Photography students share their experiences from the annual study abroad program
By Cristina Schreil
It was toward the end of his time in Florence, Italy that photography student Nick Haste landed on his method. “At first it was kind of scary,” he said of studying abroad. “It’s a new environment and you’re not a local. It forced me to get out there to take pictures that I wouldn’t normally take in the States.” As an aspiring documentary photographer, this meant digging into his subjects. He challenged himself to not simply take photos of strangers, but also learn their stories—instead of snapping them from across the street.
“At first, when I started off, I had my camera in my hand, which is an automatic turn off,” Haste said. He learned to take his time and meld with the environment. Embracing the Italian way, he’d perch at cafés. He observed, connected and then, after hours of building trust, pulled out his camera. This new method led him to take his favorite photo of the program, of a woman who’d been fixated on one street corner for the summer.
Any trip to Italy is a feast for the senses. But for a group of intrepid photography students enrolled in Academy of Art University’s study abroad program in Florence, it was also a chance to evolve their craft. Led by instructors Tamara Hubbard and Katty Hoover, students partook in workshops, field trips, and many assignments. Some participants were seasoned students in the Academy’s photography program. For others, this experience was their first time studying the art form. Throughout, Haste, a sophomore, said feedback from photographers of all levels was invaluable.

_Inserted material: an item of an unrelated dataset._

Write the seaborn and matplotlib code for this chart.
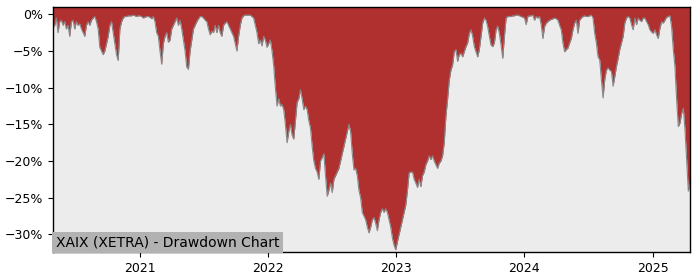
import numpy as np
import pandas as pd
import matplotlib
matplotlib.use("Agg")
import matplotlib.pyplot as plt
import matplotlib.ticker as mticker
import matplotlib.dates as mdates
import seaborn as sns

# Drawdown values (%), evenly spaced in time
dd_2020 = [-1.8, -1.5, -0.5, -2.5, -1.0, -0.8, -1.5, -1.0, -2.0, -1.5, -3.0, -1.0, -0.8, -2.0,
           -1.0, -1.5, -1.3, -2.0, -2.5, -3.0, -1.5, -1.0, -1.5, -0.8, -0.5, -0.3, -1.0, -2.0,
           -4.5, -5.0, -5.5, -5.0, -4.0, -3.0, -1.5, -1.0, -2.5, -4.0, -5.5, -6.3, -2.0, -1.0,
           -0.5, -0.3, -0.3, -0.2, -0.2, -0.2, -0.1, -0.2, -0.3, -0.2, -0.2]
dd_2021 = [-0.3, -0.5, -0.4, -0.3, -0.3, -0.4, -0.6, -0.3, -1.0, -2.5, -3.0, -5.0, -6.8, -4.0,
           -3.0, -2.5, -3.8, -3.5, -2.0, -1.5, -1.0, -0.5, -1.5, -0.8, -2.0, -3.5, -5.0, -7.2,
           -7.5, -5.0, -3.5, -2.0, -1.5, -1.0, -0.6, -0.3, -0.3, -0.5, -0.8, -1.0, -2.0, -2.8,
           -2.3, -2.5, -1.5, -2.5, -1.5, -2.5, -3.0, -1.5, -1.2, -1.0, -1.5, -2.0, -2.5, -3.0,
           -4.0, -5.0, -3.0, -1.5, -0.5, -0.2, -0.1, -0.1, -0.1, -0.1, -0.3, -0.5, -1.5, -2.5,
           -4.0, -3.5, -4.3, -3.0, -3.5, -4.5]
dd_2022 = [-4.0, -3.5, -5.0, -7.0, -10.0, -12.5, -11.5, -12.5, -12.3, -13.0, -15.0, -17.5,
           -16.0, -15.0, -16.5, -17.0, -14.5, -12.0, -11.5, -10.3, -11.5, -13.0, -12.5, -13.0,
           -14.5, -15.5, -18.0, -20.0, -21.0, -21.5, -22.5, -20.0, -19.5, -19.0, -22.0, -24.8,
           -24.0, -23.0, -24.3, -22.5, -22.0, -21.5, -21.0, -20.0, -19.0, -18.0, -17.0, -16.0,
           -15.0, -16.0, -19.0, -21.2, -21.0, -22.0, -24.0, -25.0, -27.0, -27.5, -28.0, -29.0,
           -29.8, -29.0, -28.0, -27.7, -28.5, -29.5, -28.0, -27.0, -26.5, -27.0, -26.5, -27.0,
           -28.0, -29.0, -30.5, -31.5]
dd_2023 = [-32.1, -31.0, -30.0, -29.0, -28.0, -27.0, -26.0, -24.0, -21.6, -21.5, -21.5, -22.5,
           -23.0, -23.6, -22.5, -23.5, -22.0, -21.5, -20.5, -20.0, -19.3, -19.8, -19.3, -20.0,
           -20.5, -21.0, -20.3, -20.0, -19.3, -17.5, -13.9, -11.6, -9.0, -7.6, -6.9, -5.1,
           -4.8, -6.4, -5.5, -5.3, -5.8, -5.1, -4.4, -3.9, -2.6, -2.1, -3.0, -4.4, -5.1, -5.8,
           -4.8, -3.0, -1.2, -0.5, -0.8, -1.7, -3.0, -4.2, -4.4, -3.9, -2.1, -1.6, -2.6, -4.2,
           -6.0, -3.0, -0.5, -0.3, -0.3, -0.3, -0.2, -0.2, -0.1, -0.1, -0.2, -0.3, -0.4]
dd_2024 = [-0.5, -1.4, -0.3, -0.2, -0.2, -0.1, -0.8, -0.3, -0.5, -0.3, -1.4, -3.3, -1.7,
           -1.2, -1.0, -0.8, -0.7, -0.6, -0.5, -0.6, -0.8, -1.5, -2.1, -3.9, -5.1, -4.8, -4.6,
           -3.9, -3.3, -2.1, -1.2, -0.8, -2.6, -0.8, -0.5, -0.3, -0.2, -0.3, -0.3, -0.2, -0.1,
           -0.5, -2.6, -3.9, -5.8, -6.2, -8.9, -11.4, -8.9, -7.6, -7.3, -7.6, -7.8, -9.8, -8.5,
           -7.1, -6.0, -4.8, -3.9, -3.0, -1.2, -0.5, -0.3, -0.5, -1.4, -2.1, -0.5, -1.4, -0.5,
           -0.8, -1.0, -0.5, -0.5, -1.0, -1.4, -2.1, -2.4]
dd_2025 = [-2.6, -2.1, -2.8, -3.3, -1.9, -1.0, -1.2, -0.8, -0.4, -0.3, -0.2, -1.7, -4.8,
           -7.1, -11.6, -15.3, -14.8, -13.5, -12.8, -15.7, -19.8, -24.1, -23.2]

start_date = "2020-04-27"
end_date = "2025-04-17"
title_text = "XAIX (XETRA) - Drawdown Chart"

values = np.array(dd_2020 + dd_2021 + dd_2022 + dd_2023 + dd_2024 + dd_2025)
dates = pd.date_range(start_date, end_date, periods=len(values))
df = pd.DataFrame({"date": dates, "drawdown": values})

sns.set_theme(style="white")
plt.rcParams['font.family'] = ['DejaVu Sans']

y_top = 1.0
fig = plt.figure(figsize=(7, 2.8), dpi=100)
ax = fig.add_axes([0.0757, 0.1, 0.91, 0.875])
ax.set_facecolor("#ececec")

ax.fill_between(df["date"], df["drawdown"], y_top, color="#b03030", linewidth=0)
sns.lineplot(data=df, x="date", y="drawdown", ax=ax, color="#888888", linewidth=0.8)

ax.set_xlim(df["date"].iloc[0], df["date"].iloc[-1])
ax.set_ylim(-32.4, y_top)
ax.yaxis.set_major_locator(mticker.MultipleLocator(5))
ax.yaxis.set_major_formatter(mticker.FuncFormatter(lambda v, p: f"{v:.0f}%".replace("-", "\u2212")))
ax.xaxis.set_major_locator(mdates.YearLocator())
ax.xaxis.set_major_formatter(mdates.DateFormatter("%Y"))
ax.set_xlabel("")
ax.set_ylabel("")
ax.tick_params(axis="both", labelsize=9, length=3.5, width=0.8, direction="out",
               bottom=True, left=True, colors="black")
for s in ax.spines.values():
    s.set_color("black")
    s.set_linewidth(1.0)

ax.text(0.004, 0.012, title_text, transform=ax.transAxes, fontsize=10, ha="left", va="bottom",
        color="black",
        bbox=dict(facecolor="#b2b2b2", edgecolor="none", pad=2.5), zorder=5)

fig.savefig("out.png", dpi=100)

Wanting a deeper glimpse into how plunging into another culture and devoting a concentrated period of time to photography honed their shooting skills, we chatted with three other students—Francie Haynes, Peter Salcido, and Nate Bernardo—about how the experience took their craft to the next level.
Haynes is a master’s student in the Academy’s School of Interior Architecture & Design. This was her first time taking a photography class. “The photography study abroad program was simply the best experience I could have asked for,” Haynes said. “I was worried that I would be behind on material, but Tamara and Katty were amazing and fostered each of our talents individually.” She learned basics, like sightlines and framing. Her favorite class was portraiture, wherein she directed a model. The most pivotal lesson for Haynes, however, was to take chances. “I decided to go on this trip knowing no one, and I came out with some of the best friends I have ever made,” she said.

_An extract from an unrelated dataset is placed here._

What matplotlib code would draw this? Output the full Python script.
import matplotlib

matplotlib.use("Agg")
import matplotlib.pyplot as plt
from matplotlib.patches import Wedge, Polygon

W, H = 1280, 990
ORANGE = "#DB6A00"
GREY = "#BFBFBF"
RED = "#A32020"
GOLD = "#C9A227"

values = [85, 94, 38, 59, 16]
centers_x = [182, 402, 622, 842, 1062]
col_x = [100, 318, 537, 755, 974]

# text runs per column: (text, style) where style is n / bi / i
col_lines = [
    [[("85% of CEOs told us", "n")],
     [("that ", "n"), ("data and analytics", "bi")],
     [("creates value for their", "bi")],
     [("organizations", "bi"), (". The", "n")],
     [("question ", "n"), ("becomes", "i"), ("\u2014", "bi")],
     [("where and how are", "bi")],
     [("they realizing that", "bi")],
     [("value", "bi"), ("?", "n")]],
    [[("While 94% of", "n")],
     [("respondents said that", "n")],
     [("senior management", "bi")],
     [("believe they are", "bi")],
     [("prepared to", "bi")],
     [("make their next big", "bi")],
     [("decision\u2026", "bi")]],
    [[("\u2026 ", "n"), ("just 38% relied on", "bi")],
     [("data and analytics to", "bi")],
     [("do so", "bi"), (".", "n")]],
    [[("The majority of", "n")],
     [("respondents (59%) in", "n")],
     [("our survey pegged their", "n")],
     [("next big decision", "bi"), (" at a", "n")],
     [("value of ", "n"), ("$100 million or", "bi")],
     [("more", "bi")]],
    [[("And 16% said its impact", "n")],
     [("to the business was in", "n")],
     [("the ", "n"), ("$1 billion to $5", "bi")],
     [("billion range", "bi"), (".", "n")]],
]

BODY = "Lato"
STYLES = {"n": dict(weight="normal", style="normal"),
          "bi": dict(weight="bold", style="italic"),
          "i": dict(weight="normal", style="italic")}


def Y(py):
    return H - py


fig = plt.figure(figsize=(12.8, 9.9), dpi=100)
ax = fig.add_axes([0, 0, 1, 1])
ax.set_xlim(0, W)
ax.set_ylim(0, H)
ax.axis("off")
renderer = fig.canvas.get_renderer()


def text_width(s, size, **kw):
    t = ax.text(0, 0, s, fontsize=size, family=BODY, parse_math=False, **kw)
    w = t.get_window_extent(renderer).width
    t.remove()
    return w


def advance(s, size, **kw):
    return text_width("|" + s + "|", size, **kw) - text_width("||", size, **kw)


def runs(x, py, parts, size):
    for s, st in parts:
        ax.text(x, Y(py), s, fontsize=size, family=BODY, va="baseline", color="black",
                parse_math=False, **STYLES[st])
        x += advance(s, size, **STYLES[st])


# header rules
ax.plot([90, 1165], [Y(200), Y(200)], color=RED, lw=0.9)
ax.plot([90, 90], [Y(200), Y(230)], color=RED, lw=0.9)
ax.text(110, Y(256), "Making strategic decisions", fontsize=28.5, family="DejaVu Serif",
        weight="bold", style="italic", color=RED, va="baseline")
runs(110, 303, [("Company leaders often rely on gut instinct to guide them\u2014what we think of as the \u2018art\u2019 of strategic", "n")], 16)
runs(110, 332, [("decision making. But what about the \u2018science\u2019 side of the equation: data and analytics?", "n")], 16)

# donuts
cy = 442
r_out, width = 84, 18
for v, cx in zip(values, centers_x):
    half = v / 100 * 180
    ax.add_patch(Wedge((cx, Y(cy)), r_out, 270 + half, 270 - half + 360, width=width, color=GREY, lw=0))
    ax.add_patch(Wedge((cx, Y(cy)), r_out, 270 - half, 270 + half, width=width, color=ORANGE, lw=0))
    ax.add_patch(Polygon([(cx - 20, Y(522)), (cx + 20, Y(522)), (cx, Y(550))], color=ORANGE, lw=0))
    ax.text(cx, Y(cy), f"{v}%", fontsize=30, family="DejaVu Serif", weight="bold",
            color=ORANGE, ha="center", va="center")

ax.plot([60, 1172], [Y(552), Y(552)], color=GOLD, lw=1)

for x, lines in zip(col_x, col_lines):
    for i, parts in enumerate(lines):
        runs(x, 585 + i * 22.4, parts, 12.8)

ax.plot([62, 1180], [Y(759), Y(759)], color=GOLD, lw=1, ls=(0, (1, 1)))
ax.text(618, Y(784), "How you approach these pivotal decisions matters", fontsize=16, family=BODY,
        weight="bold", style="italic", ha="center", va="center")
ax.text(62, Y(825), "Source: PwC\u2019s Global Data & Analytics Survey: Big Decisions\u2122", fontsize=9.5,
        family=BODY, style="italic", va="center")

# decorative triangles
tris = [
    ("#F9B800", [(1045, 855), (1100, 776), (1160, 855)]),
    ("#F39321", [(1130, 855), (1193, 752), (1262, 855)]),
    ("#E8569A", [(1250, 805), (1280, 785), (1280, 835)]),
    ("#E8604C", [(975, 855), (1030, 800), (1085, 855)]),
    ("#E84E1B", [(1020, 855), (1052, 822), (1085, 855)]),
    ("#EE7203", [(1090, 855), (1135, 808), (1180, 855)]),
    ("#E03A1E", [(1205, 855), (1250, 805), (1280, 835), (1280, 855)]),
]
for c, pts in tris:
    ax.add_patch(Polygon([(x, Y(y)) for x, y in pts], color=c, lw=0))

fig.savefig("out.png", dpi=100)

For Salcido, photography was his tether while living abroad. “I think being in a foreign place and feeling homesick and the culture shock, photography was what I had to stay grounded and mentally stable. So I used that energy to depict what I was feeling and going through while being in a foreign country,” he said. Salcido added that he loved experiencing the evolution of his project, titled “Time Travel,” chronicling his summer journey. “As the project went along, I saw the transformation within myself with my comfort zone, stylist eye, location scouting, having things go wrong and figuring out solutions to still get the images I needed.”

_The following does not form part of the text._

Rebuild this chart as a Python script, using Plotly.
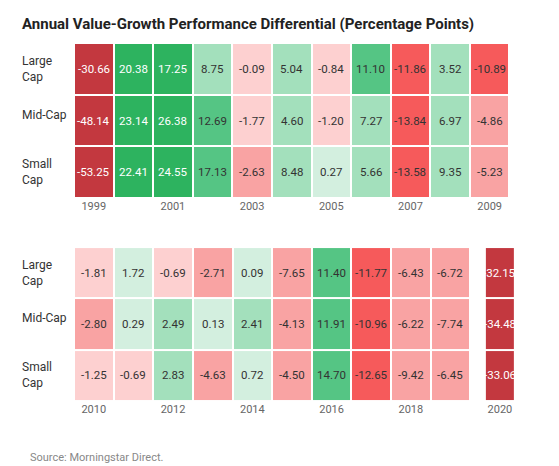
import plotly.graph_objects as go

caps = ["Large Cap", "Mid-Cap", "Small Cap"]
cap_labels = ["Large<br>Cap", "Mid-Cap", "Small<br>Cap"]

years_a = list(range(1999, 2010))
vals_a = [
    [-30.66, 20.38, 17.25, 8.75, -0.09, 5.04, -0.84, 11.10, -11.86, 3.52, -10.89],
    [-48.14, 23.14, 26.38, 12.69, -1.77, 4.60, -1.20, 7.27, -13.84, 6.97, -4.86],
    [-53.25, 22.41, 24.55, 17.13, -2.63, 8.48, 0.27, 5.66, -13.58, 9.35, -5.23],
]
years_b = list(range(2010, 2020))
vals_b = [
    [-1.81, 1.72, -0.69, -2.71, 0.09, -7.65, 11.40, -11.77, -6.43, -6.72],
    [-2.80, 0.29, 2.49, 0.13, 2.41, -4.13, 11.91, -10.96, -6.22, -7.74],
    [-1.25, -0.69, 2.83, -4.63, 0.72, -4.50, 14.70, -12.65, -9.42, -6.45],
]
years_c = [2020]
vals_c = [[-32.15], [-34.48], [-33.06]]

# bucketed colours
edges = [-20, -10, -2, 0, 2, 10, 17.2]
colors = ["#c3383f", "#f65a5b", "#f9a3a3", "#fdd0d0", "#d3efdf", "#a3e0bc", "#55c584", "#2db35f"]


def bucket(v):
    return sum(1 for e in edges if v > e)


def cscale():
    n = len(colors)
    out = []
    for i, c in enumerate(colors):
        out.append([i / n, c])
        out.append([(i + 1) / n, c])
    return out


FONT = "Liberation Sans Narrow, Roboto, sans-serif"

fig = go.Figure()
panels = [(years_a, vals_a, "x", "y"), (years_b, vals_b, "x2", "y2"), (years_c, vals_c, "x3", "y3")]
for yrs, vals, xa, ya in panels:
    z = [[bucket(v) + 0.5 for v in row] for row in vals]
    fig.add_trace(go.Heatmap(
        x=yrs, y=caps, z=z, zmin=0, zmax=len(colors), colorscale=cscale(),
        showscale=False, xgap=2, ygap=2, hoverinfo="skip", xaxis=xa, yaxis=ya,
    ))
    for i, row in enumerate(vals):
        for j, v in enumerate(row):
            fig.add_annotation(x=yrs[j], y=caps[i], xref=xa, yref=ya, text=f"{v:.2f}",
                               showarrow=False,
                               font=dict(family=FONT, size=11.5,
                                         color="white" if bucket(v) in (0, 7) else "#333"))

ax_common = dict(showgrid=False, zeroline=False, showline=False, ticks="",
                 tickfont=dict(family=FONT, size=11, color="#666"))
fig.update_layout(
    width=559, height=466, margin=dict(l=0, r=0, t=0, b=0),
    paper_bgcolor="white", plot_bgcolor="white",
    xaxis=dict(domain=[0.118, 0.897], tickvals=years_a[::2], **ax_common),
    yaxis=dict(domain=[0.592, 0.925], autorange="reversed", showticklabels=False, **ax_common),
    xaxis2=dict(domain=[0.118, 0.827], tickvals=years_b[::2], anchor="y2", **ax_common),
    yaxis2=dict(domain=[0.157, 0.487], autorange="reversed", showticklabels=False, anchor="x2", **ax_common),
    xaxis3=dict(domain=[0.853, 0.907], tickvals=years_c, range=[2019.5, 2020.5], anchor="y3", **ax_common),
    yaxis3=dict(domain=[0.157, 0.487], autorange="reversed", showticklabels=False, anchor="x3", **ax_common),
)

for dom in [(0.592, 0.925), (0.157, 0.487)]:
    for i, lab in enumerate(cap_labels):
        yc = dom[1] - (i + 0.5) * (dom[1] - dom[0]) / 3
        fig.add_annotation(x=12 / 559, y=yc + (0.012 if "<br>" not in lab else 0),
                           xref="paper", yref="paper", text=lab, showarrow=False,
                           xanchor="left", yanchor="middle", align="left",
                           font=dict(family=FONT, size=12, color="#333"))

fig.add_annotation(x=12 / 559, y=1 - 16 / 466, xref="paper", yref="paper",
                   text="<b>Annual Value-Growth Performance Differential (Percentage Points)</b>",
                   showarrow=False, xanchor="left", yanchor="middle",
                   font=dict(family=FONT, size=15, color="#222"))
fig.add_annotation(x=20 / 559, y=1 - 449 / 466, xref="paper", yref="paper",
                   text="Source: Morningstar Direct.", showarrow=False, xanchor="left",
                   yanchor="middle", font=dict(family=FONT, size=11, color="#888"))

fig.write_html("out.html")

Like Haynes, Salcido enjoyed constructing portraits, working with models to develop his photography. He also noted the program’s basis in critiques, wherein peers’ and instructors’ critical eyes helped inform what makes photographs successful. “I am so much more confident about working on projects. I don’t have as much anxiety about if I’m shooting right,” he said.
Bernardo plunged into the program after earning his B.F.A. and focused on filling out his portfolio. He created a subproject of his final review: “En Cerca di Avventura: Italia” (“In search of adventure: Italy.”) It ended up being a “perfect bookend” to his Academy career.
He emerged with a portfolio combining photographs of people on location with vast landscapes in a way that is more marketable to commercial outlets. Having been to Italy twice already after catching the “wanderlust bug,” he dug deeper into Italian culture. “I’ve been able to photograph and document events and buildings that have endured for hundreds of years and spanned millennia,” Bernardo said.
Bernardo took the reins with teachers assistant Chris Boehm on a night photography workshop. His best days, however, were in wandering around locations solo, bonding with strangers. One local in Porto Venere told him of the Palio del Golfo, an annual boat race in La Spezia. “The atmosphere around the waterfront of the port city was electric,” he said, describing booming chants from those of different neighborhoods, known as “borgate” in Italian. “As the beginning of the race drew near, four of the 13 borgate lit smoke bombs each according to their [neighborhood’s] specific color. The ensuing plume cast an incredible cloud of colorful smoke that engulfed the bystanders.”
The unity echoed another lesson Bernardo gleaned while abroad: “Italian culture has truly taught me that friends and family are of utmost importance.”